Em “Casa de Papelão” o fio de prumo entre a vida e a morte, e o mistério do sentido das coisas atravessando os “corpos na multidão”, em suas casas de papelão. A morte atravessando tudo - “esquartejada a alma” - em seres que habitam os subterrâneos mais escuros da cidade, que mais parece uma máquina de moer gente

 

O álbum confirma a versatilidade de gêneros de canção e as experimentações formais na linguagem, característica das canções dos artistas do Hip Hop, desde que o rap é rap. Gêneros variados, experimentações formais e vitalidade poética, sem negar a complexidade do real- na sua dimensão social, política, afetiva, existencial e conceitual. Nada mais distante dessas canções – e das canções de Mano Brown, Sabotage, Thaide, Dexter – do que uma mera descrição da realidade “tal qual ela é”. Os artistas da canção do Hip Hop sabem que a arte precisa lidar com a forma, e sabem que a forma tenciona, dissolve, gera linhas de fuga e fendas nisso que chamamos “real” ou realidade “tal qual ela é”.

 

Criolo sabe disso.

 

Depois do “Convoque seu buda”, relançou seu primeiro álbum: Ainda há tempo. Fez ainda muito mais.
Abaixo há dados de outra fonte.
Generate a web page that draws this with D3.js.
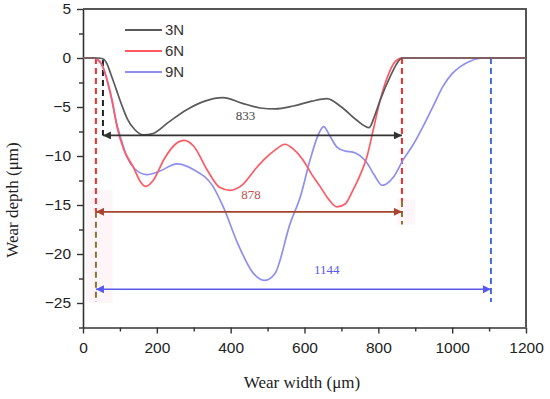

Lançou um disco só de sambas autorais, “Espiral da ilusão”. Foi seguindo, seguindo. Fez trap, se aproximou de Alcione, com quem gravou uma série de clássicos da canção brasileira. E, agora, acaba de lançar “Samba em três tempos”, onde confirma a sua excelência como intérprete, além de exímio compositor. Neste novo projeto, canta Cartola, Nelson Cavaquinho, Noel Rosa, faz um passeio com muita naturalidade por canções como “Que será”, “Canto das três raças” e “Agoniza mas não morre”. Tudo com muita elegância elistilística e dicção perfeita. Criolo pode ser muitos, pode ser tantos e parece que está sempre no ápice.